## [Given data]

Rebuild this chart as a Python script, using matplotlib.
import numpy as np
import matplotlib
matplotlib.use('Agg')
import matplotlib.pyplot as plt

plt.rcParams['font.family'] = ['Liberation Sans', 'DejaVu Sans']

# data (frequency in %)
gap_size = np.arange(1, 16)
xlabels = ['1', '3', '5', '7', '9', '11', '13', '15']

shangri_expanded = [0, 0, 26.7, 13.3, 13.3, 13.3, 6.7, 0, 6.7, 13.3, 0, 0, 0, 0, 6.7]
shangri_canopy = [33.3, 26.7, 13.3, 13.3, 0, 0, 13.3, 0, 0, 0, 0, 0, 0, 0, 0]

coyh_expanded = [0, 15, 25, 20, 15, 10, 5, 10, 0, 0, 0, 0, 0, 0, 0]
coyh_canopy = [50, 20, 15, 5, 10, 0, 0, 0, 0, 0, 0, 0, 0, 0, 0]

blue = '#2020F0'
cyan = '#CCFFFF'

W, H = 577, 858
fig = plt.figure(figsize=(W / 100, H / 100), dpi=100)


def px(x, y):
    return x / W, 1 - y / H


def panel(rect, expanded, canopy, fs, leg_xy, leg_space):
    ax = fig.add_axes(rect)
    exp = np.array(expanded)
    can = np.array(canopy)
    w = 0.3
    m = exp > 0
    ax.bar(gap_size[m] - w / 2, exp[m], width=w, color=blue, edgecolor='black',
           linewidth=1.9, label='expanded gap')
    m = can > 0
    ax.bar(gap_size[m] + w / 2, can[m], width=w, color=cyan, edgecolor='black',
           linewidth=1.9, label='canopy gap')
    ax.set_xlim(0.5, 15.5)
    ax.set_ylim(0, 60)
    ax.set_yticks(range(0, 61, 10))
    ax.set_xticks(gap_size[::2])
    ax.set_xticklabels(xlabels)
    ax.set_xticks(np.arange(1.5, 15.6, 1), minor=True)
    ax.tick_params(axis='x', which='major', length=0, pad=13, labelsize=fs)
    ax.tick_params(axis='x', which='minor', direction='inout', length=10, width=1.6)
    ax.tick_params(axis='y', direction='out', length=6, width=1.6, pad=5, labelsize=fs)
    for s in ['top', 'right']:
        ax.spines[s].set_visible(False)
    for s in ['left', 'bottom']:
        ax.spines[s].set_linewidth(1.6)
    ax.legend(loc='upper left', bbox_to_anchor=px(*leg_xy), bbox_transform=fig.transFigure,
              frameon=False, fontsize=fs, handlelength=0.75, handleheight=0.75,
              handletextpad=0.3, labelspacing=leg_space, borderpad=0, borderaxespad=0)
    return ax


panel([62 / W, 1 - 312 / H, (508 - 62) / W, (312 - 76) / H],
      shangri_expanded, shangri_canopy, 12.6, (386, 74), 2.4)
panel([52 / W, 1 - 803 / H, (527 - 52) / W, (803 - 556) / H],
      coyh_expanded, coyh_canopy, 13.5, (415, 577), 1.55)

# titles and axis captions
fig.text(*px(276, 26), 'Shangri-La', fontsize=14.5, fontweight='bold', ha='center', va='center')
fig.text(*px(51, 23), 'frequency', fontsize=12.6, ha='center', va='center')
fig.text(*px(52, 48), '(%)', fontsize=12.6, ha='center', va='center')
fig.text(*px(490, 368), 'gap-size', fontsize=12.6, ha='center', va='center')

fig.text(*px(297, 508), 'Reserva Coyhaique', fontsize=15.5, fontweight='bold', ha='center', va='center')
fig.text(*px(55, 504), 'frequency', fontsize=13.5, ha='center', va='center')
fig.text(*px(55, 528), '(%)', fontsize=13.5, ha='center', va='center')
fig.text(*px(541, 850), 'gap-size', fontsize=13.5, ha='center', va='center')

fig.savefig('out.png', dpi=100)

## [Stated task]
Extract the first line above and each line after it up to and including the one with "return x / W, 1 - y / H", please, exactly and with nothing else.

## [Task output]
Rebuild this chart as a Python script, using matplotlib.
import numpy as np
import matplotlib
matplotlib.use('Agg')
import matplotlib.pyplot as plt

plt.rcParams['font.family'] = ['Liberation Sans', 'DejaVu Sans']

# data (frequency in %)
gap_size = np.arange(1, 16)
xlabels = ['1', '3', '5', '7', '9', '11', '13', '15']

shangri_expanded = [0, 0, 26.7, 13.3, 13.3, 13.3, 6.7, 0, 6.7, 13.3, 0, 0, 0, 0, 6.7]
shangri_canopy = [33.3, 26.7, 13.3, 13.3, 0, 0, 13.3, 0, 0, 0, 0, 0, 0, 0, 0]

coyh_expanded = [0, 15, 25, 20, 15, 10, 5, 10, 0, 0, 0, 0, 0, 0, 0]
coyh_canopy = [50, 20, 15, 5, 10, 0, 0, 0, 0, 0, 0, 0, 0, 0, 0]

blue = '#2020F0'
cyan = '#CCFFFF'

W, H = 577, 858
fig = plt.figure(figsize=(W / 100, H / 100), dpi=100)


def px(x, y):
    return x / W, 1 - y / H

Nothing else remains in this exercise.